Esta semana la huelga de taxis ha paralizado Madrid. La misma a la que se sumaron los taxistas de Barcelona y de numerosas capitales europeas. Protestaban contra una aplicación móvil que, dicen, les roba los usuarios. Protestaban, en suma, contra el consumo colaborativo. Hay que ver, esta maldita crisis nos ha convertido a todos sin saberlo en unos bolivarianos desalmados. O eso, o será que somos pobres. Vaya usted a saber.
Las iras de los taxistas también tenían en su punto de mira a otro portal que consiste en que los usuarios se ponen de acuerdo a través de la red en un destino y día y, al llenar un coche, acuerdan compartir gastos. Los gestores de este servicio se defienden alegando que tienen los permisos en vigor correspondientes. Entonces, ¿cuál es el problema? ¿Acaso no puede usted viajar con quien le dé la gana? Y eso ¿cómo se castiga? ¿Cómo se regula?

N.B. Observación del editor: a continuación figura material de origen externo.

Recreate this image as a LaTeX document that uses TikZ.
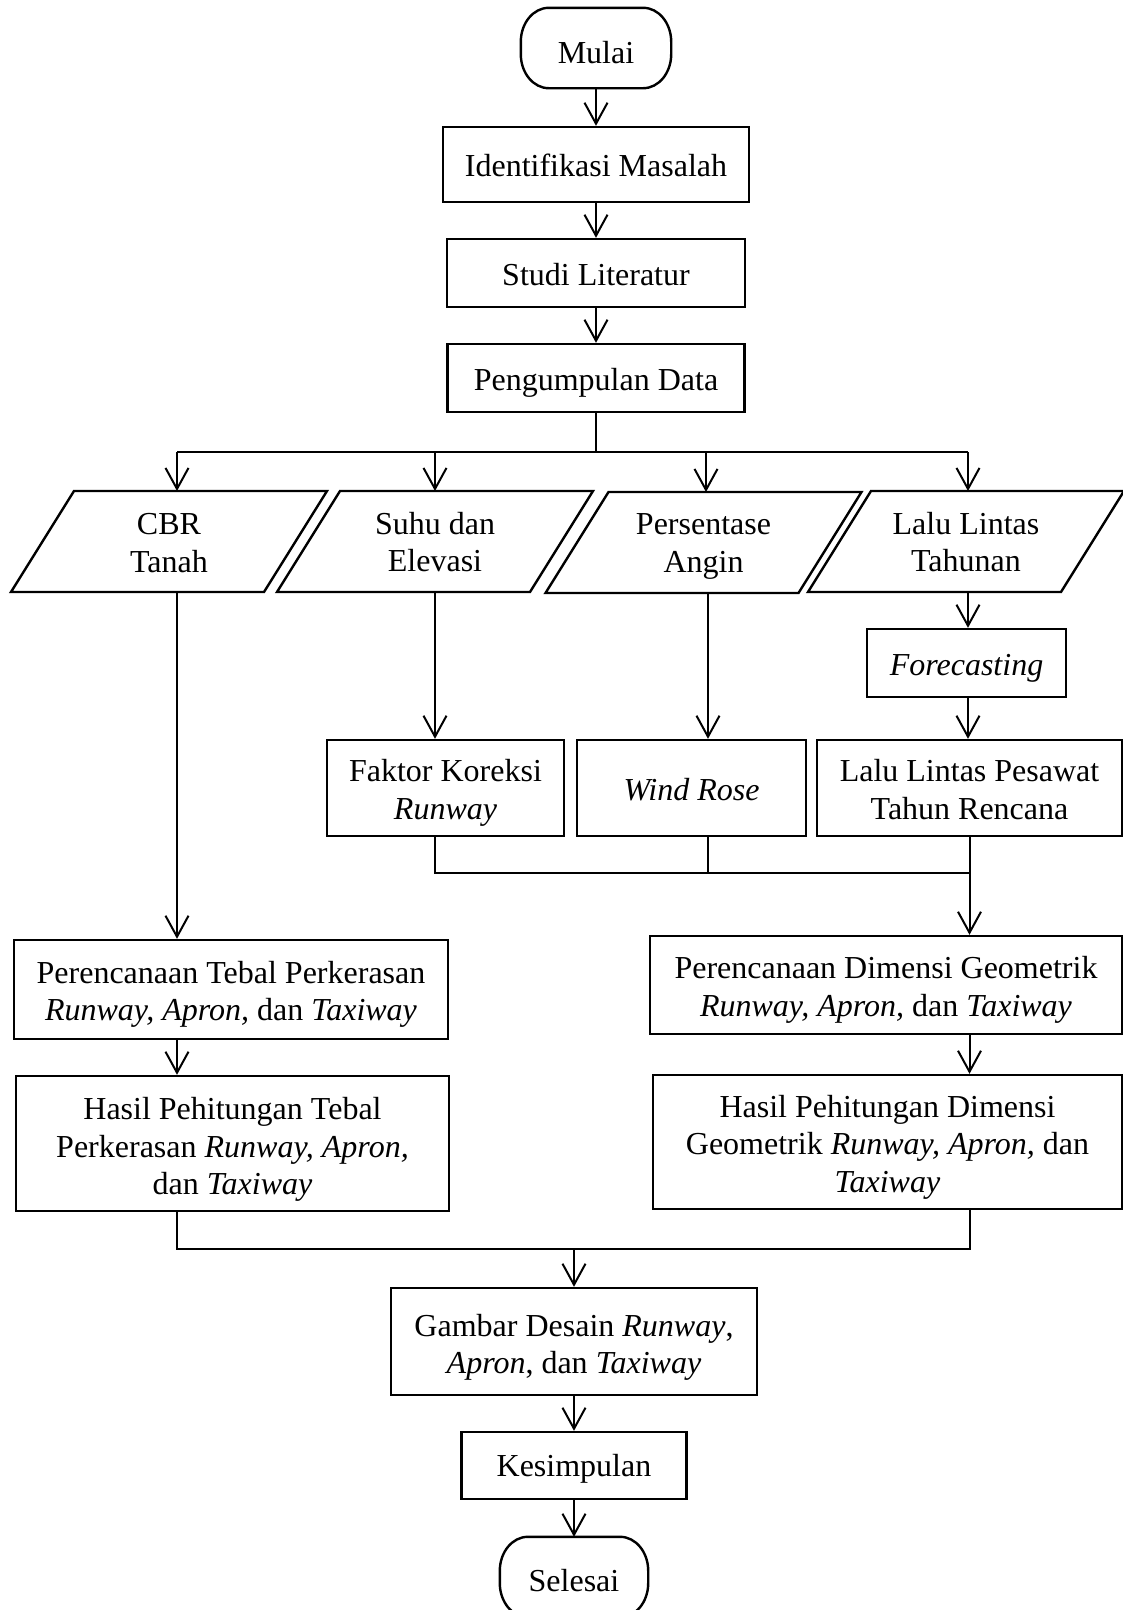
\documentclass[tikz,border=0pt]{standalone}
\usepackage{fontspec}
\setmainfont{Liberation Serif}
\usetikzlibrary{arrows.meta}
\newcommand\flowfont{\fontsize{32}{37.5}\selectfont}
% box node plus its text: style, name, x, y, width, height, text drop, text
\newcommand\flowbox[8]{%
  \node[#1,minimum width=#5pt,minimum height=#6pt] (#2) at (#3,#4) {};
  \node[txt] (#2-t) at ([yshift=-#7pt]#2.center) {#8};}
% start/end outline with elliptic corners
\newcommand\termoutline[1]{%
  \draw[outline] ([xshift=28pt]#1.north west) -- ([xshift=-28pt]#1.north east)
    arc[start angle=90,end angle=0,x radius=28pt,y radius=34pt]
    -- ([yshift=34pt]#1.south east)
    arc[start angle=0,end angle=-90,x radius=28pt,y radius=34pt]
    -- ([xshift=28pt]#1.south west)
    arc[start angle=270,end angle=180,x radius=28pt,y radius=34pt]
    -- ([yshift=-34pt]#1.north west)
    arc[start angle=180,end angle=90,x radius=28pt,y radius=34pt] -- cycle;}
\begin{document}
\begin{tikzpicture}[x=1pt,y=-1pt,
  box/.style={draw,line width=2.4pt,inner sep=0pt},
  term/.style={inner sep=0pt},
  txt/.style={inner sep=0pt,align=center,font=\flowfont},
  outline/.style={draw,line width=2.4pt,line join=miter},
  conn/.style={line width=2pt},
  arr/.style={conn,-{Straight Barb[length=21pt,width=23pt]}}]
\useasboundingbox (0,0) rectangle (1123,1610);

% main chain
\flowbox{term}{mulai}{596}{48}{150}{80}{5}{Mulai}
\termoutline{mulai}
\flowbox{box}{ident}{596}{164.5}{306}{75}{1}{Identifikasi Masalah}
\flowbox{box}{studi}{596}{273}{298}{68}{2}{Studi Literatur}
\flowbox{box}{data}{596}{378}{297}{68}{5}{Pengumpulan Data}

% input parallelograms
\node[txt] (cbr) at (169,543) {CBR\\Tanah};
\node[txt] (suhu) at (435,542) {Suhu dan\\Elevasi};
\node[txt] (per) at (703.5,546.5) {Persentase\\Angin};
\node[txt] (lal) at (966,542) {Lalu Lintas\\Tahunan};
\draw[outline] (cbr.center) ++(-95,-52) -- ++(253,0) -- ++(-63,101) -- ++(-253,0) -- cycle;
\draw[outline] (suhu.center) ++(-95,-51) -- ++(253,0) -- ++(-63,101) -- ++(-253,0) -- cycle;
\draw[outline] (per.center) ++(-95,-54.5) -- ++(253,0) -- ++(-63,101) -- ++(-253,0) -- cycle;
\draw[outline] (lal.center) ++(-95,-51) -- ++(253,0) -- ++(-63,101) -- ++(-253,0) -- cycle;

\coordinate (cbrT) at (177,491);
\coordinate (suhuT) at (435,491);
\coordinate (perT) at (706,492);
\coordinate (lalT) at (968,491);
\coordinate (cbrB) at (177,592);
\coordinate (suhuB) at (435,592);
\coordinate (perB) at (708,593);
\coordinate (lalB) at (968,592);

% processing boxes
\flowbox{box}{fore}{966.5}{663}{199}{68}{5}{\textit{Forecasting}}
\flowbox{box}{faktor}{445.5}{788}{237}{96}{5}{Faktor Koreksi\\\textit{Runway}}
\flowbox{box}{wind}{691.5}{788}{229}{96}{2}{\textit{Wind Rose}}
\flowbox{box}{laluP}{969.5}{788}{305}{96}{1.5}{Lalu Lintas Pesawat\\Tahun Rencana}

\flowbox{box}{ptebal}{231}{989.5}{434}{99}{5}
  {Perencanaan Tebal Perkerasan\\\textit{Runway, Apron,} dan \textit{Taxiway}}
\flowbox{box}{htebal}{232.5}{1143.5}{433}{135}{6}
  {Hasil Pehitungan Tebal\\Perkerasan \textit{Runway, Apron,}\\dan \textit{Taxiway}}
\flowbox{box}{pdim}{886}{985}{472}{98}{5}
  {Perencanaan Dimensi Geometrik\\\textit{Runway, Apron,} dan \textit{Taxiway}}
\flowbox{box}{hdim}{887.5}{1142}{469}{134}{5}
  {Hasil Pehitungan Dimensi\\Geometrik \textit{Runway, Apron,} dan\\\textit{Taxiway}}

\flowbox{box}{gambar}{574}{1341.5}{366}{107}{6}
  {Gambar Desain \textit{Runway},\\\textit{Apron}, dan \textit{Taxiway}}
\flowbox{box}{kes}{574}{1465.5}{225}{67}{3}{Kesimpulan}
\flowbox{term}{selesai}{574}{1577}{148}{80}{4}{Selesai}
\termoutline{selesai}

% connectors: top chain
\draw[arr] (mulai) -- (ident);
\draw[arr] (ident) -- (studi);
\draw[arr] (studi) -- (data);
\coordinate (split) at (596,452);
\draw[conn] (data.south) -- (split);
\draw[conn] (cbrT |- split) -- (lalT |- split);
\foreach \n in {cbrT,suhuT,perT,lalT}
  \draw[arr] (\n |- split) -- (\n);

% connectors: inputs to processing
\draw[arr] (suhuB) -- (suhuB |- faktor.north);
\draw[arr] (perB) -- (perB |- wind.north);
\draw[arr] (lalB) -- (lalB |- fore.north);
\draw[arr] (fore.south -| lalB) -- (lalB |- laluP.north);

\coordinate (join1) at (969.5,873);
\draw[conn] (suhuB |- faktor.south) -- (suhuB |- join1) -- (join1);
\draw[conn] (perB |- wind.south) -- (perB |- join1);
\draw[conn] (join1 |- laluP.south) -- (join1);
\draw[arr] (join1) -- (join1 |- pdim.north);
\draw[arr] (cbrB) -- (cbrB |- ptebal.north);

\draw[arr] (cbrB |- ptebal.south) -- (cbrB |- htebal.north);
\draw[arr] (join1 |- pdim.south) -- (join1 |- hdim.north);

% connectors: results to end
\coordinate (join2) at (574,1249);
\draw[conn] (cbrB |- htebal.south) -- (cbrB |- join2) -- (join1 |- join2) -- (join1 |- hdim.south);
\draw[arr] (join2) -- (gambar.north);
\draw[arr] (gambar) -- (kes);
\draw[arr] (kes) -- (selesai);
\end{tikzpicture}
\end{document}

Entiende perfectamente la postura de los taxistas, un sector eternamente en crisis como tantos otros. Entiende que pagan licencias, impuestos, que sus jornadas son interminables. Entiende también al ciudadano que, con la picaresca casi en el ADN cual Lazarillo, se las ingenia estirando como puede sus magros ingresos.
Pero esta huelga ha destapado algo más. Una conciencia social, también a la hora de racionalizar el consumo. Personas que se plantean que, a lo mejor, no necesitan un coche todos los días y que, con el ‘carsharing’ pueden compartir vehículo con el vecino sin tener, siquiera, que comprarlo a través de un servicio de renting.
Estas cositas ponen muy nervioso a papá Estado porque no sabe cómo manejarlas, cómo gravarlas. ¿Y si la gente deja de comprar coches? Es más ¿y si a la gente le da por dejar de comprar? O peor de todo: ¿y si a la gente le da por pensar y se lanza, así, a lo loco, a compartir cosas que usa poco como la yogurtera, la plancha del pelo o la vaporeta? Cuánto daño ha hecho Podemos. Bolivarianos todos, como les decía.